Member of the Storting
- Incumbent
- Assumed office 1 October 2017
- Constituency: Vestfold

Mayor of Stokke
- In office 14 October 2011 – 31 December 2016
- Preceded by: Nils Ingar Aabol
- Succeeded by: none (Stokke merged into Sandefjord)

Personal details
- Born: 13 October 1965 (age 60) Stokke, Norway
- Occupation: Politician

= Erlend Larsen =

Norwegian politician

Erlend Larsen (born 13 October 1965) is a Norwegian pilot, non-fiction writer, and politician for the Conservative Party.

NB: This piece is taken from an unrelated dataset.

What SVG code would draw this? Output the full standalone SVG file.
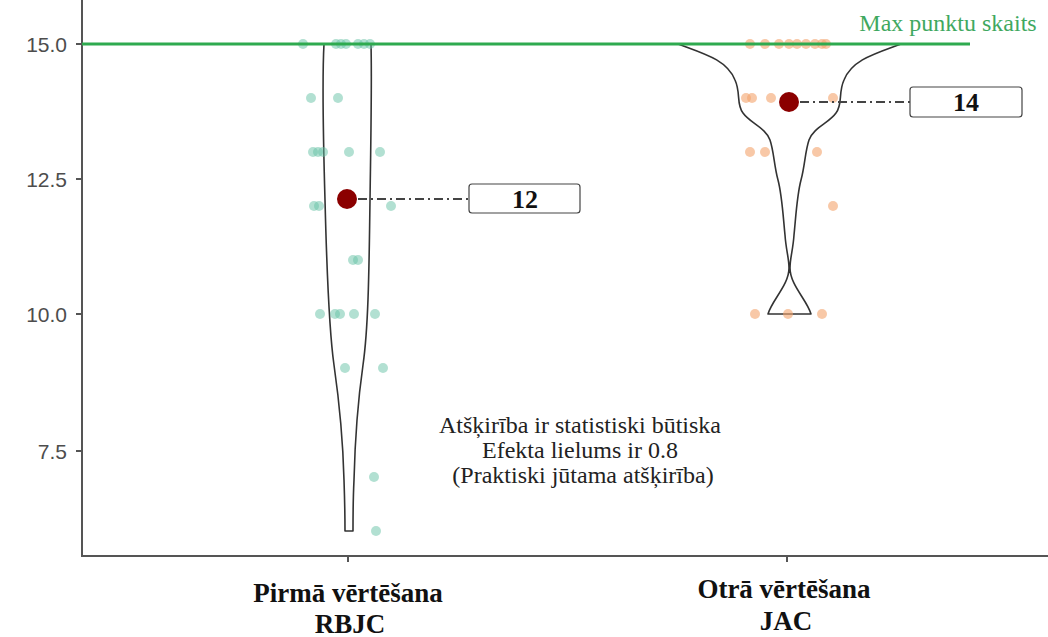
<svg xmlns="http://www.w3.org/2000/svg" width="1048" height="637" viewBox="0 0 1048 637">
<style>
.tick{font-family:"Liberation Sans",Arial,sans-serif;font-size:21px;fill:#4d4d4d;text-anchor:end;dominant-baseline:central}
.xl{font-family:"Liberation Serif","Times New Roman",serif;font-size:27px;font-weight:bold;fill:#111;text-anchor:middle}
.note{font-family:"Liberation Serif","Times New Roman",serif;font-size:24px;fill:#222;text-anchor:middle}
.val{font-family:"Liberation Serif","Times New Roman",serif;font-size:26px;font-weight:bold;fill:#111;text-anchor:middle;dominant-baseline:central}
.box{fill:#fff;stroke:#444;stroke-width:1.2}
.vio{fill:none;stroke:#333;stroke-width:1.6;stroke-linejoin:round}
.g{fill:#66c2a5;opacity:0.5}
.o{fill:#f4a46c;opacity:0.6}
.mean{fill:#8b0000}
.dd{stroke:#444;stroke-width:1.8;stroke-dasharray:9 4 2 4;fill:none}
.axis{stroke:#555;stroke-width:2;fill:none}
</style>
<rect width="1048" height="637" fill="#fff"/>
<g id="axes">
<line class="axis" x1="82" y1="0" x2="82" y2="556"/>
<line class="axis" x1="81" y1="556" x2="1048" y2="556"/>
<line class="axis" x1="76" y1="44" x2="82" y2="44"/>
<line class="axis" x1="76" y1="179" x2="82" y2="179"/>
<line class="axis" x1="76" y1="314" x2="82" y2="314"/>
<line class="axis" x1="76" y1="451" x2="82" y2="451"/>
<line class="axis" x1="348" y1="556" x2="348" y2="562"/>
<line class="axis" x1="787" y1="556" x2="787" y2="562"/>
<text class="tick" x="67" y="44">15.0</text>
<text class="tick" x="67" y="179">12.5</text>
<text class="tick" x="67" y="314">10.0</text>
<text class="tick" x="67" y="451">7.5</text>
<text class="xl" x="348" y="602">Pirmā vērtēšana</text>
<text class="xl" x="350" y="633">RBJC</text>
<text class="xl" x="784" y="598">Otrā vērtēšana</text>
<text class="xl" x="786" y="630">JAC</text>
</g>
<g id="violin-rbjc">
<path class="vio" d="M324,44 C322,80 323,130 325,200 C327,280 329,330 334,365 C339,400 343,440 344,480 C345,510 345,525 345,531 L353,531 C353,520 353,500 354,480 C355,440 358,400 363,365 C368,330 369,280 370,200 C371,130 372,80 371,44 Z"/>
<circle class="g" cx="303" cy="44" r="5"/>
<circle class="g" cx="336" cy="44" r="5"/>
<circle class="g" cx="341" cy="44" r="5"/>
<circle class="g" cx="346" cy="44" r="5"/>
<circle class="g" cx="358" cy="44" r="5"/>
<circle class="g" cx="364" cy="44" r="5"/>
<circle class="g" cx="370" cy="44" r="5"/>
<circle class="g" cx="311" cy="98" r="5"/>
<circle class="g" cx="338" cy="98" r="5"/>
<circle class="g" cx="313" cy="152" r="5"/>
<circle class="g" cx="318" cy="152" r="5"/>
<circle class="g" cx="323" cy="152" r="5"/>
<circle class="g" cx="349" cy="152" r="5"/>
<circle class="g" cx="380" cy="152" r="5"/>
<circle class="g" cx="314" cy="206" r="5"/>
<circle class="g" cx="319" cy="206" r="5"/>
<circle class="g" cx="391" cy="206" r="5"/>
<circle class="g" cx="353" cy="260" r="5"/>
<circle class="g" cx="358" cy="260" r="5"/>
<circle class="g" cx="320" cy="314" r="5"/>
<circle class="g" cx="335" cy="314" r="5"/>
<circle class="g" cx="340" cy="314" r="5"/>
<circle class="g" cx="354" cy="314" r="5"/>
<circle class="g" cx="375" cy="314" r="5"/>
<circle class="g" cx="345" cy="368" r="5"/>
<circle class="g" cx="383" cy="368" r="5"/>
<circle class="g" cx="374" cy="477" r="5"/>
<circle class="g" cx="376" cy="531" r="5"/>
<circle class="mean" cx="347" cy="199" r="10"/>
</g>
<g id="violin-jac">
<path class="vio" d="M678,44 C705,54 727,60 735,80 C741,93 736,104 743,113 C750,123 766,128 770,140 C774,152 774,165 778,180 C782,195 783,215 785,235 C786,250 789,258 789,268 C789,285 772,300 768,314 L811,314 C807,300 790,285 790,268 C790,258 793,250 794,235 C796,215 797,195 801,180 C805,165 805,152 809,140 C813,128 829,123 836,113 C843,104 838,93 844,80 C852,60 874,54 901,44 Z"/>
<circle class="o" cx="750" cy="44" r="5"/>
<circle class="o" cx="765" cy="44" r="5"/>
<circle class="o" cx="779" cy="44" r="5"/>
<circle class="o" cx="789" cy="44" r="5"/>
<circle class="o" cx="797" cy="44" r="5"/>
<circle class="o" cx="806" cy="44" r="5"/>
<circle class="o" cx="815" cy="44" r="5"/>
<circle class="o" cx="822" cy="44" r="5"/>
<circle class="o" cx="826" cy="44" r="5"/>
<circle class="o" cx="746" cy="98" r="5"/>
<circle class="o" cx="752" cy="98" r="5"/>
<circle class="o" cx="771" cy="98" r="5"/>
<circle class="o" cx="833" cy="98" r="5"/>
<circle class="o" cx="750" cy="152" r="5"/>
<circle class="o" cx="765" cy="152" r="5"/>
<circle class="o" cx="817" cy="152" r="5"/>
<circle class="o" cx="833" cy="206" r="5"/>
<circle class="o" cx="755" cy="314" r="5"/>
<circle class="o" cx="788" cy="314" r="5"/>
<circle class="o" cx="822" cy="314" r="5"/>
<circle class="mean" cx="789" cy="102" r="10"/>
</g>
<g id="max-line">
<line x1="82" y1="44" x2="970" y2="44" stroke="#2eaa4f" stroke-width="3.2"/>
<text x="948" y="31" text-anchor="middle" font-family="'Liberation Serif','Times New Roman',serif" font-size="24" fill="#3fa85f">Max punktu skaits</text>
</g>
<g id="connectors">
<line class="dd" x1="358" y1="199" x2="469" y2="199"/>
<line class="dd" x1="800" y1="102" x2="910" y2="102"/>
</g>
<g id="label-12">
<rect class="box" x="469" y="184" width="111" height="29" rx="3"/>
<text class="val" x="525" y="199">12</text>
</g>
<g id="label-14">
<rect class="box" x="910" y="87" width="112" height="30" rx="3"/>
<text class="val" x="966" y="102">14</text>
</g>
<g id="note">
<text class="note" x="580" y="433">Atšķirība ir statistiski būtiska</text>
<text class="note" x="580" y="458">Efekta lielums ir 0.8</text>
<text class="note" x="583" y="483">(Praktiski jūtama atšķirība)</text>
</g>
</svg>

He served as mayor in Stokke between 2011 and 2016, and has been a representative of the constituency of Vestfold to the Storting since 2017.

==Personal life==
Larsen was born in Stokke on 13 October 1965, a son of carpenter Einar Larsen and gardener Jofrid Olga Larsen.

==Career==
Larsen worked as a pilot from 1994 to 2011. He has also written several non-fiction books, including books related to flying. From 2011 to 2016 he was mayor in Stokke.

He was elected representative to the Storting for the period 2017–2021 for the Conservative Party, re-elected for the period 2021–2025 and once again for the period 2025–2029.